Le 24 décembre 1799 (nivôse an VIII), quarante-cinq jours après le 18 brumaire, fut publiée la constitution de l’an VIII ; elle était composée des débris de celle de Sièyes, devenue une constitution de servitude. Le gouvernement fut mis dans les mains du premier consul, qui eut pour seconds deux consuls à voix consultative. Le sénat, primitivement choisi par les consuls, choisit lui-même dans la liste des candidats nationaux les membres du tribunal et du corps législatif. Le gouvernement eut seul l’initiative des lois.

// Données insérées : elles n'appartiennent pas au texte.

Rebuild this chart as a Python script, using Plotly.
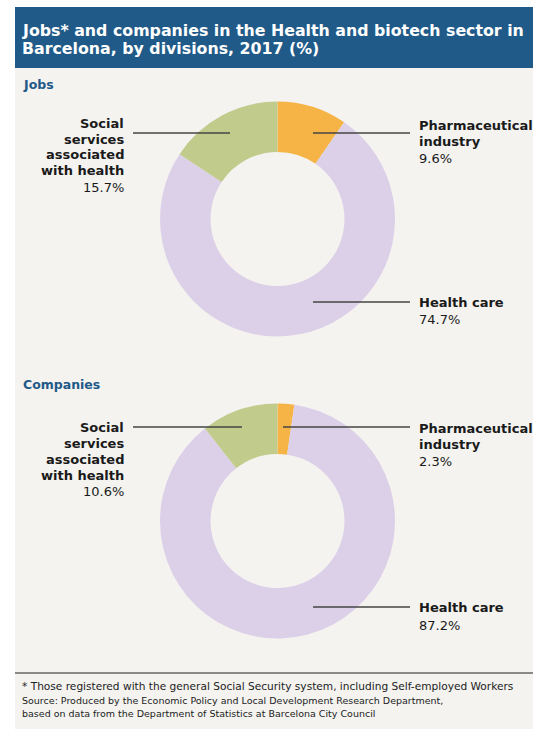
'''
    Donut charts: jobs and companies in the Health and biotech sector, Barcelona 2017
'''
import plotly.graph_objects as go

W, H = 533, 729

divisions = ['Pharmaceutical industry', 'Health care', 'Social services associated with health']
jobs_pct = [9.6, 74.7, 15.7]
companies_pct = [2.3, 87.2, 10.6]
division_colors = ['#f5b445', '#dcd0e8', '#c1cc8c']

title_lines = ['Jobs* and companies in the Health and biotech sector in',
               'Barcelona, by divisions, 2017 (%)']
panel_titles = ['Jobs', 'Companies']
footnote = '* Those registered with the general Social Security system, including Self-employed Workers'
source_lines = ['Source: Produced by the Economic Policy and Local Development Research Department,',
                'based on data from the Department of Statistics at Barcelona City Council']

BG = '#f4f3f0'
BLUE = '#1f5a88'
FONT = 'DejaVu Sans'
INK = '#1a1a1a'


def px(x):
    return x / W


def py(y):
    return 1 - y / H


def text_lines(lines, x, y_first, step, anchor, size=13, color=INK):
    '''one annotation per line so the leading can be set freely'''
    out = []
    for i, (txt, bold) in enumerate(lines):
        out.append(dict(
            text=txt, x=px(x), y=py(y_first + i * step), xanchor=anchor, yanchor='middle',
            font=dict(family=FONT, size=size, color=color, weight='bold' if bold else 'normal')
        ))
    return out


fig = go.Figure()

# two donuts, clockwise from 12 o'clock
for values, (y0, y1) in [(jobs_pct, (100, 338)), (companies_pct, (402, 640))]:
    fig.add_trace(go.Pie(
        labels=divisions,
        values=values,
        hole=0.57,
        sort=False,
        direction='clockwise',
        rotation=0,
        marker=dict(colors=division_colors, line=dict(width=0)),
        textinfo='none',
        hoverinfo='label+percent',
        showlegend=False,
        domain=dict(x=[px(160), px(395)], y=[py(y1), py(y0)])
    ))

shapes = [
    # panel background
    dict(type='rect', xref='paper', yref='paper', x0=px(15), x1=1, y0=0, y1=py(68),
         fillcolor=BG, line=dict(width=0), layer='below'),
    # title bar
    dict(type='rect', xref='paper', yref='paper', x0=px(15), x1=1, y0=py(68), y1=py(7),
         fillcolor=BLUE, line=dict(width=0), layer='below'),
    # footer separator
    dict(type='line', xref='paper', yref='paper', x0=px(15), x1=1, y0=py(673), y1=py(673),
         line=dict(color='#222222', width=1.2)),
]

annotations = []
annotations += text_lines([(t, True) for t in title_lines], 20, 30, 18, 'left', size=15.8, color='white')
annotations += text_lines([(panel_titles[0], True)], 21, 85, 0, 'left', size=12.5, color=BLUE)
annotations += text_lines([(panel_titles[1], True)], 21, 384, 0, 'left', size=12.5, color=BLUE)
annotations += text_lines([(footnote, False)], 20, 686, 0, 'left', size=10.6, color='#222222')
annotations += text_lines([(t, False) for t in source_lines], 20, 700, 13, 'left', size=9.5, color='#222222')

line_style = dict(color='#444444', width=1.3)

# leader lines and labels
# (values, social line y, social text y, pharma line y, pharma text y, health line y,
#  social line end x, pharma line start x)
for values, ly_soc, ty_soc, ly_pha, ty_pha, y_hc, soc_x1, pha_x0 in [
    (jobs_pct, 133, 123, 133, 125, 302, 230, 313),
    (companies_pct, 427, 427, 427, 428, 607, 242, 283),
]:
    shapes.append(dict(type='line', xref='paper', yref='paper', x0=px(133), x1=px(soc_x1),
                       y0=py(ly_soc), y1=py(ly_soc), line=line_style))
    shapes.append(dict(type='line', xref='paper', yref='paper', x0=px(pha_x0), x1=px(410),
                       y0=py(ly_pha), y1=py(ly_pha), line=line_style))
    shapes.append(dict(type='line', xref='paper', yref='paper', x0=px(313), x1=px(410),
                       y0=py(y_hc), y1=py(y_hc), line=line_style))

    annotations += text_lines(
        [('Social', True), ('services', True), ('associated', True), ('with health', True),
         (f'{values[2]:.1f}%', False)], 126, ty_soc, 16, 'right')
    annotations += text_lines(
        [('Pharmaceutical', True), ('industry', True), (f'{values[0]:.1f}%', False)],
        417, ty_pha, 16.5, 'left')
    annotations += text_lines(
        [('Health care', True), (f'{values[1]:.1f}%', False)], 417, y_hc, 18, 'left')

for a in annotations:
    a['showarrow'] = False
    a['xref'] = 'paper'
    a['yref'] = 'paper'

fig.update_layout(
    width=W,
    height=H,
    margin=dict(l=0, r=0, t=0, b=0),
    paper_bgcolor='white',
    plot_bgcolor='white',
    shapes=shapes,
    annotations=annotations,
    dragmode=False
)

# drop the default page margin so the figure fills the window exactly
fig.write_html('out.html', config=dict(displayModeBar=False),
               post_script="document.body.style.margin='0';")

Ainsi plus de corps d’électeurs qui nomment les candidats de diverses listes, les tribuns et les législateurs ; plus de tribuns indépendants qui plaident de mouvement la cause du peuple devant l’assemblée législative ; plus d’assemblée législative sortie immédiatement du sein de la nation, et n’étant comptable qu’à elle ; enfin plus de nation politique. Au lieu de tout cela, il existe un consul tout-puissant, disposant des armées et du pouvoir, général et dictateur ; un conseil d’état destiné à se mettre à l’avant-garde de l’usurpation ; enfin un sénat de quatre-vingts membres, dont l’unique fonction est d’annuler le peuple, de choisir des tribuns sans puissance et des législateurs muets. La vie passe de la nation au gouvernement. La constitution de Sièyes servit de prétexte à un mauvais ordre de choses. Il faut remarquer que jusqu’en l’an VIII toutes les constitutions avaient été originaires du Contrat social, et que depuis elles furent toutes, jusqu’en 1814, originaires de la Constitution de Sièyes.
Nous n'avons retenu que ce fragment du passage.